Vyapam's Audit Report Shows Wide Gap in Sanctioned and Actual Expenditure

The audit report of Vyapam, for the year 2011-12, showed a huge difference between its sanctioned income and expenditure and actuals.
Vyapam's Audit Report Shows Wide Gap in Sanctioned and Actual Expenditure

NEW DELHI: The audit report of the Madhya Pradesh Professional Examination Board, or Vyapam as it is popularly known, for the year 2011-12, showed that there was a huge difference between its sanctioned income and expenditure and actuals, an RTI query has revealed.

The audit report states that in 2011-12, the sanctioned income of the board was Rs. 66.97 crore and the sanctioned expenditure Rs. 44.12 crore . However, the actual income was stated to be Rs. 98.30 crore and the actual expenditure Rs. 28.37 crore.

The difference between actual income and sanctioned income comes to Rs. 31.34 crore while the difference between sanctioned expenditure and actual expenditure was Rs. 15.74 crore. It was not clear how this major discrepancy came about.

"The huge difference between sanctioned income-expenditure and actual income-expenditure of the board indicates that while preparing the budget correct estimation with regard to the examinations conducted in the year of audit (2011-12) was not done keeping in mind the previous year's income and expenditure," the audit report said.

The report said correct estimations of the figures at the time of preparing the budget should be made.

The audit report was obtained by activist Ajay Dubey through an RTI application in January 2016 from the MP Professional Examination Board.

The RTI application also revealed that audit for the year 2012-13 was completed in September 2015. But audit report has still not been made available to the board.

Madhya Pradesh has been mired in the Vyapam scam for years, but the irregularities came to light when 20 people were arrested in 2013 for impersonating candidates appearing for the 2009 medical entrance examination.

More than 45 people associated with the Vyapam scam have died - mostly under mysterious circumstances. Following the chain of deaths, the Supreme Court last July directed the CBI to investigate not just the Vyapam scam but also the deaths related to it.

The most recent death was of retired Indian Forest Service officer Vijay Bahadur Singh, whose body was found close to a railway track near Odisha's Belpahad station on October 15, 2015. He was travelling by the Puri-Jodhpur Express.

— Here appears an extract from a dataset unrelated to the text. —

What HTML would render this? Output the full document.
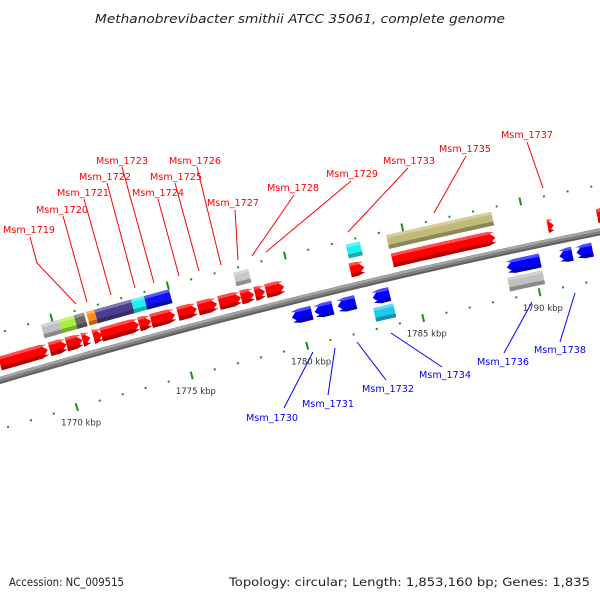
<!DOCTYPE html>
<html><head><meta charset="utf-8"><style>
html,body{margin:0;padding:0;background:#fff;}
svg{display:block;font-family:"DejaVu Sans","Liberation Sans",sans-serif;}
</style></head><body>
<svg id="map" width="600" height="600" viewBox="0 0 600 600" xmlns="http://www.w3.org/2000/svg">
<rect width="600" height="600" fill="#fff"/>
<text x="300" y="23" text-anchor="middle" font-style="italic" font-size="12.5" fill="#222" textLength="410" lengthAdjust="spacingAndGlyphs">Methanobrevibacter smithii ATCC 35061, complete genome</text>
<g id="ticks"></g>
<g id="backbone"></g>
<g id="features"></g>
<g id="callouts"></g>
<text x="9" y="586" font-size="11.5" fill="#222" textLength="115" lengthAdjust="spacingAndGlyphs">Accession: NC_009515</text>
<text x="590" y="586" font-size="11.5" fill="#222" text-anchor="end" textLength="361" lengthAdjust="spacingAndGlyphs">Topology: circular; Length: 1,853,160 bp; Genes: 1,835</text>
</svg>
<script>
// genome positions (kbp)
const fwdStart=[1767.42,1769.57,1770.3,1770.99,1771.46,1771.8,1773.43,1773.95,1775.1,1775.97,1776.87,1777.81,1778.41,1778.88,1782.49,1784.29,1790.9,1793.0];
const fwdEnd  =[1769.49,1770.3,1770.99,1771.33,1771.85,1773.43,1773.95,1774.98,1775.92,1776.78,1777.81,1778.37,1778.84,1779.66,1783.09,1788.67,1791.15,1793.5];
const cogStart=[1769.5,1770.27,1770.92,1771.44,1771.8,1773.37,1773.93,1777.75,1782.55,1784.27];
const cogEnd  =[1770.27,1771.0,1771.35,1771.83,1773.5,1773.97,1775.0,1778.39,1783.15,1788.73];
const cogColor=["#c0c0c0","#a8f03a","#6a6a6a","#ff8c1a","#4a3f8e","#22f0f0","#1010f0","#c8c8c8","#22f0f0","#c2bb78"];
const revStart=[1779.66,1780.64,1781.63,1783.13,1788.88,1791.12,1791.85];
const revEnd  =[1780.52,1781.42,1782.4,1783.86,1790.3,1791.67,1792.53];
const rev2Start=[1783.05,1788.8];
const rev2End  =[1783.91,1790.3];
const rev2Color=["#20c8f0","#c0c0c0"];
const tickLabels=["1770 kbp","1775 kbp","1780 kbp","1785 kbp","1790 kbp"];
const tickKbp=[1770,1775,1780,1785,1790];

const NS="http://www.w3.org/2000/svg";
const C={x:2000,y:7172}, R=7080, GL=1853.16;
function ang(k){return (-105.87+(k-1770)*360/GL)*Math.PI/180;}
function pt(k,r){const a=ang(k);return [C.x+(R+r)*Math.cos(a), C.y+(R+r)*Math.sin(a)];}
function arcPts(s,e,r){const n=Math.max(2,Math.ceil((e-s)*2)+1);const p=[];for(let i=0;i<n;i++){p.push(pt(s+(e-s)*i/(n-1),r));}return p;}
function shape(s,e,r0,r1,strand){
  const head=Math.min(0.3,e-s);let p=[];
  if(strand===1){p=p.concat(arcPts(s,e-head,r1));p.push(pt(e,(r0+r1)/2));p=p.concat(arcPts(s,e-head,r0).reverse());}
  else if(strand===-1){p.push(pt(s,(r0+r1)/2));p=p.concat(arcPts(s+head,e,r1));p=p.concat(arcPts(s+head,e,r0).reverse());}
  else{p=p.concat(arcPts(s,e,r1));p=p.concat(arcPts(s,e,r0).reverse());}
  return "M"+p.map(q=>q[0].toFixed(1)+","+q[1].toFixed(1)).join("L")+"Z";
}
function shade(c,f){const n=parseInt(c.slice(1),16);let r=n>>16,g=(n>>8)&255,b=n&255;
  const t=x=>Math.max(0,Math.min(255,Math.round(f<1?x*f:x+(255-x)*(f-1))));return "rgb("+t(r)+","+t(g)+","+t(b)+")";}
function mk(tag,attrs,parent){const el=document.createElementNS(NS,tag);for(const k in attrs)el.setAttribute(k,attrs[k]);parent.appendChild(el);return el;}
function feature(parent,s,e,r0,r1,strand,color,name){
  const g=mk("g",{},parent);
  
  
  mk("path",{d:shape(s,e,r0,r1,strand),fill:color},g);
  mk("path",{d:shape(s,e,r0,r0+4,strand),fill:shade(color,0.72)},g);
  mk("path",{d:shape(s,e,r1-3,r1,strand),fill:shade(color,1.3)},g);
}
// backbone
const bb=document.getElementById("backbone");
function arcPath(r){const p=arcPts(1766,1795,r);return "M"+p.map(q=>q[0].toFixed(1)+","+q[1].toFixed(1)).join("L");}
const bbl=mk("path",{d:arcPath(0),stroke:"#808080","stroke-width":7,fill:"none"},bb);


mk("path",{d:arcPath(2),stroke:"#a8a8a8","stroke-width":2,fill:"none"},bb);
mk("path",{d:arcPath(-2.5),stroke:"#606060","stroke-width":2,fill:"none"},bb);
// ticks
const tg=document.getElementById("ticks");
for(let k=1766;k<=1795;k++){
  const major=k%5===0;
  [46,-47].forEach(r=>{
    const a=pt(k,r-(major?4:1)),b=pt(k,r+(major?4:1));
    const ln=mk("line",{x1:a[0],y1:a[1],x2:b[0],y2:b[1],stroke:"#1f8a1f","stroke-width":2},tg);
    
    
  });
}
tickKbp.forEach((k,i)=>{
  const p=pt(k,-63);
  const t=mk("text",{x:p[0].toFixed(1),y:(p[1]+3).toFixed(1),"text-anchor":"middle","font-size":"8.5",fill:"#333"},tg);
  t.textContent=tickLabels[i];
  
  
});
// features
const fg=document.getElementById("features");
fwdStart.forEach((s,i)=>feature(fg,s,fwdEnd[i],9,23,1,"#ff0000","forward-gene"));
cogStart.forEach((s,i)=>feature(fg,s,cogEnd[i],28,42,0,cogColor[i],"cog-feature"));
revStart.forEach((s,i)=>feature(fg,s,revEnd[i],-23,-9,-1,"#0000ff","reverse-gene"));
rev2Start.forEach((s,i)=>feature(fg,s,rev2End[i],-40,-26,0,rev2Color[i],"reverse-cog-feature"));
// callouts
const cg=document.getElementById("callouts");
const redLabels=[["Msm_1719",3,233,[[30,237],[37,263],[76,304]]],["Msm_1720",36,213,[[63,216],[87,302]]],["Msm_1721",57,196,[[84,199],[111,295]]],["Msm_1722",79,180,[[107,183],[135,288]]],["Msm_1723",96,164,[[122,167],[154,283]]],["Msm_1724",132,196,[[158,199],[179,276]]],["Msm_1725",150,180,[[175,183],[199,271]]],["Msm_1726",169,164,[[197,167],[221,265]]],["Msm_1727",207,206,[[235,210],[238,260]]],["Msm_1728",267,191,[[294,195],[252,256]]],["Msm_1729",326,177,[[351,181],[266,252]]],["Msm_1733",383,164,[[408,168],[348,232]]],["Msm_1735",439,152,[[466,156],[434,213]]],["Msm_1737",501,138,[[527,142],[543,188]]]];
const blueLabels=[["Msm_1730",246,421,[[284,408],[313,352]]],["Msm_1731",302,407,[[328,395],[335,348]]],["Msm_1732",362,392,[[386,380],[357,342]]],["Msm_1734",419,378,[[442,367],[391,333]]],["Msm_1736",477,365,[[504,353],[532,302]]],["Msm_1738",534,353,[[560,342],[575,293]]]];
function callout(L,col){
  const g=mk("g",{},cg);
  
  
  mk("polyline",{points:L[3].map(q=>q.join(",")).join(" "),stroke:col,"stroke-width":1,fill:"none"},g);
  const t=mk("text",{x:L[1],y:L[2],"font-size":"10",fill:col,textLength:"52",lengthAdjust:"spacingAndGlyphs"},g);
  t.textContent=L[0];
}
redLabels.forEach(L=>callout(L,"#ff0000"));
blueLabels.forEach(L=>callout(L,"#0000ff"));
</script>
</body></html>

The CBI has started probing this death as well. Singh acted as an observer in two Vyapam recruitment tests.

Former Madhya Pradesh minister Lakshmikant Sharma, one of the main accused in the Vyapam scam, was released from jail on December 20, 2015, following bail granted by a court. Another Vyapam scam accused, former officer on special duty Dhanraj Yadav, was released from jail on December 19, 2015, after he too got bail from a court.